SUPPLIED INFORMATION
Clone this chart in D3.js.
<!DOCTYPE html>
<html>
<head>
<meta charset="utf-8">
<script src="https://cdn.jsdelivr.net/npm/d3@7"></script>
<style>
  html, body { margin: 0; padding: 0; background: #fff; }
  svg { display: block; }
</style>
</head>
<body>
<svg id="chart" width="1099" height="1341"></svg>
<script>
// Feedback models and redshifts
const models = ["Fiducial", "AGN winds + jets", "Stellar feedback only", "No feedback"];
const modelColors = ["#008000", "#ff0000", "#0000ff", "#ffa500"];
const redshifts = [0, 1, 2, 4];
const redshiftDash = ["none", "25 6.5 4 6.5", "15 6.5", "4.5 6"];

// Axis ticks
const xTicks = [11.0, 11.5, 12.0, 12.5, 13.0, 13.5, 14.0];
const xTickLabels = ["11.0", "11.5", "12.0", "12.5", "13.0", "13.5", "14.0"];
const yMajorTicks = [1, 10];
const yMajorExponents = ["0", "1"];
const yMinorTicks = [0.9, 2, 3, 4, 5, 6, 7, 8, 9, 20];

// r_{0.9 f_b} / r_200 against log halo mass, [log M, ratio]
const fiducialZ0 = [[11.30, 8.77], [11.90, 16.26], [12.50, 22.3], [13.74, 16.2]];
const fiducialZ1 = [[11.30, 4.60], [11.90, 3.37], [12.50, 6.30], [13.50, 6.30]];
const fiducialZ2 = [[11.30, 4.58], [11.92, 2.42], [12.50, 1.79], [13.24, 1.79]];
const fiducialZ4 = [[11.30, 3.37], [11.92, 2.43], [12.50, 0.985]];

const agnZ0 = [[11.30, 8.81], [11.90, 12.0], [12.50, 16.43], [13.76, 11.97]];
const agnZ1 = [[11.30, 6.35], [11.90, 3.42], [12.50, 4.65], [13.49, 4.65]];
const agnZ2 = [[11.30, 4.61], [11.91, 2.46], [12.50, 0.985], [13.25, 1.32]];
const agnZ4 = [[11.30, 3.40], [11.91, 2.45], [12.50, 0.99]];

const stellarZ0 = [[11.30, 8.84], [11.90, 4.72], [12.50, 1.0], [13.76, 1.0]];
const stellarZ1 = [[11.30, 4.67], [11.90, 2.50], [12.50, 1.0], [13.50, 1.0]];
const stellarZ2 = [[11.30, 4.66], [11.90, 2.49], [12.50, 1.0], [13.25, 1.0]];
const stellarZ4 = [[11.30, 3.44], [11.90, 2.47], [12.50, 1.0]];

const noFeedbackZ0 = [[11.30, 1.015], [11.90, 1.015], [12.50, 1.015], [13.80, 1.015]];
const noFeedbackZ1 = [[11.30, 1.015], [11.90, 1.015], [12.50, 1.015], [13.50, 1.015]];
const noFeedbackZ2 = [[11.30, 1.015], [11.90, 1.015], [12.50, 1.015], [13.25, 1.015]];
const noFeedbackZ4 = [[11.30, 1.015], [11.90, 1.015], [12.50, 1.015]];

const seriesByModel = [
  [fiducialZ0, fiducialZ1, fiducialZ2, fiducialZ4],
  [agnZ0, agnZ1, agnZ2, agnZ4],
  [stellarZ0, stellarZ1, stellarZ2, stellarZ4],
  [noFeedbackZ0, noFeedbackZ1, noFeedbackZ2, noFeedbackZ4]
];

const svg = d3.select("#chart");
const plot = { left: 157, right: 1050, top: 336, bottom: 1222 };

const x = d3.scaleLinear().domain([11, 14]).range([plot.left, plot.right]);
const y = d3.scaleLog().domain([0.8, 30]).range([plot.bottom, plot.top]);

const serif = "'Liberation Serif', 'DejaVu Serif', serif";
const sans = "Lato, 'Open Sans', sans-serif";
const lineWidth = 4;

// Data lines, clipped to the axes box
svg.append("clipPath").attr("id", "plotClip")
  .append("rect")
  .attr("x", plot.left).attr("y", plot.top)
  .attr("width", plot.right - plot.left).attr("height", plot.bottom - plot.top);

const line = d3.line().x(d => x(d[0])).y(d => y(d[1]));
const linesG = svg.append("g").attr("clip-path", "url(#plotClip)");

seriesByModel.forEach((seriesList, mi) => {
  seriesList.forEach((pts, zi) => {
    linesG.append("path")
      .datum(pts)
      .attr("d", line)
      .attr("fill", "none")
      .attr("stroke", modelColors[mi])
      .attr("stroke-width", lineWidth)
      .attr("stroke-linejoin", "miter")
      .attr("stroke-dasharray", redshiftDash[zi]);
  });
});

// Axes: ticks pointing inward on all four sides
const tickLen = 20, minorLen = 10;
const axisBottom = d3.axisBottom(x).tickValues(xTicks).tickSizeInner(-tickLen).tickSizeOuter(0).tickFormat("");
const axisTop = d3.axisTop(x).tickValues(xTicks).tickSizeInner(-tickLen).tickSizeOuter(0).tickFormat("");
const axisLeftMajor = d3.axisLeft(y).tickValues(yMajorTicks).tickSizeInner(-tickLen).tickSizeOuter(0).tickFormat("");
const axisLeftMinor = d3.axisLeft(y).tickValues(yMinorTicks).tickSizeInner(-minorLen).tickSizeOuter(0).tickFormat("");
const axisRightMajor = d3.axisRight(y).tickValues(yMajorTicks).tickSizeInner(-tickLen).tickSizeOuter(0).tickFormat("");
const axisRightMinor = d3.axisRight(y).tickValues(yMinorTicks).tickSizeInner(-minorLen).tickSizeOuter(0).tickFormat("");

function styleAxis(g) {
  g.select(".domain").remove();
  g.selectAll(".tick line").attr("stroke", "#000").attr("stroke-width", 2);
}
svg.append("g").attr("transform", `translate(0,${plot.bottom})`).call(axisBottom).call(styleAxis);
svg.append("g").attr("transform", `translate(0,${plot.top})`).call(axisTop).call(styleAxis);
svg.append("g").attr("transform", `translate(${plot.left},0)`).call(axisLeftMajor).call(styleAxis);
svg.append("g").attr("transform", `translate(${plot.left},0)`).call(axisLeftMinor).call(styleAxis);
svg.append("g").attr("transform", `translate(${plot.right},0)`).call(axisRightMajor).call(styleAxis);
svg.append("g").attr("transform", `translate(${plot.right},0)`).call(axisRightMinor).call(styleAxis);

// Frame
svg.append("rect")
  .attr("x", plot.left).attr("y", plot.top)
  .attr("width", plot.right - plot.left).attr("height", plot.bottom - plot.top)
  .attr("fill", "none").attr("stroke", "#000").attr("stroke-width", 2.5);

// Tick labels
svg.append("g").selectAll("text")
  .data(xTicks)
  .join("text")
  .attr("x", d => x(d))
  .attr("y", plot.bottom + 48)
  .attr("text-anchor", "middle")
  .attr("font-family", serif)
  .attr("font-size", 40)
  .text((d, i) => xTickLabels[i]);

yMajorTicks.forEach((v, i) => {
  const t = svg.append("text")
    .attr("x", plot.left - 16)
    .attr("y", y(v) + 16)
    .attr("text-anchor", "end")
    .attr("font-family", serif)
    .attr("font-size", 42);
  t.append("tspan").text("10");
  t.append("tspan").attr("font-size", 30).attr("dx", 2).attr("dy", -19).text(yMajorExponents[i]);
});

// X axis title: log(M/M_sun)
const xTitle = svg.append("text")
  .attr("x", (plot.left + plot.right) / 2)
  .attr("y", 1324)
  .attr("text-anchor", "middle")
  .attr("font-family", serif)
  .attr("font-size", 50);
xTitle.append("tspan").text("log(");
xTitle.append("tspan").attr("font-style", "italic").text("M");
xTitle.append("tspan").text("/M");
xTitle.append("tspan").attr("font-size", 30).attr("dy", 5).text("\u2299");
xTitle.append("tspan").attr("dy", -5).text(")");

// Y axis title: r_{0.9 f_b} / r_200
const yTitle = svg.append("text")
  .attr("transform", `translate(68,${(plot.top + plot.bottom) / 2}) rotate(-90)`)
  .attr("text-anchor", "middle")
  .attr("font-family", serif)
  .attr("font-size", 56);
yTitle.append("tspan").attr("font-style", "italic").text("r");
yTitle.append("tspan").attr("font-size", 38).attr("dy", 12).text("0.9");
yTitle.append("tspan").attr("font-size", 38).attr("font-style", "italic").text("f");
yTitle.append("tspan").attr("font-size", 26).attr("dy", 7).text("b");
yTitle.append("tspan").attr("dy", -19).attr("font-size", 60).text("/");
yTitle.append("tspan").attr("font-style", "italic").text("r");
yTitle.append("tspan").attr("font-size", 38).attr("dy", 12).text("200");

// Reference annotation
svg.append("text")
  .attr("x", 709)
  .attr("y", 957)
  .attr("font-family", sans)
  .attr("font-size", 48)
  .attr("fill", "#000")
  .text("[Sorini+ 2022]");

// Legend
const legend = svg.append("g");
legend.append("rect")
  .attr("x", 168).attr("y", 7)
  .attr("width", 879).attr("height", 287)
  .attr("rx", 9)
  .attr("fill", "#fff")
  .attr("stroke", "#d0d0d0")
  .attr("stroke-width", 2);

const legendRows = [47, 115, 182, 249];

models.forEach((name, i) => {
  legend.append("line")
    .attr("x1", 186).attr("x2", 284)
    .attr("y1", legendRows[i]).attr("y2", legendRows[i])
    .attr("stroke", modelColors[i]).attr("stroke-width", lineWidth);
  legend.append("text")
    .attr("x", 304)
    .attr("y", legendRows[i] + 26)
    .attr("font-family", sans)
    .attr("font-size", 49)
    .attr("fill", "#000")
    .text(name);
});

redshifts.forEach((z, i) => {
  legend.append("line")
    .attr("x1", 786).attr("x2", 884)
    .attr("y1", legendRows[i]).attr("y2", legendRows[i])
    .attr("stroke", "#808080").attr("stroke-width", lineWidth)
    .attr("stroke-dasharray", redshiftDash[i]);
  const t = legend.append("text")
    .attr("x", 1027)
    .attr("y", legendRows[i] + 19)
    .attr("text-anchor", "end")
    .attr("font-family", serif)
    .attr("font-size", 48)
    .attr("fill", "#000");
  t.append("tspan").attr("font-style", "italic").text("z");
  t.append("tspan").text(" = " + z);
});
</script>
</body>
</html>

DESCRIPTION OF THE TASK
Tally every line of the listing that holds the string "chart", then give the number by itself.

TASK RESPONSE
3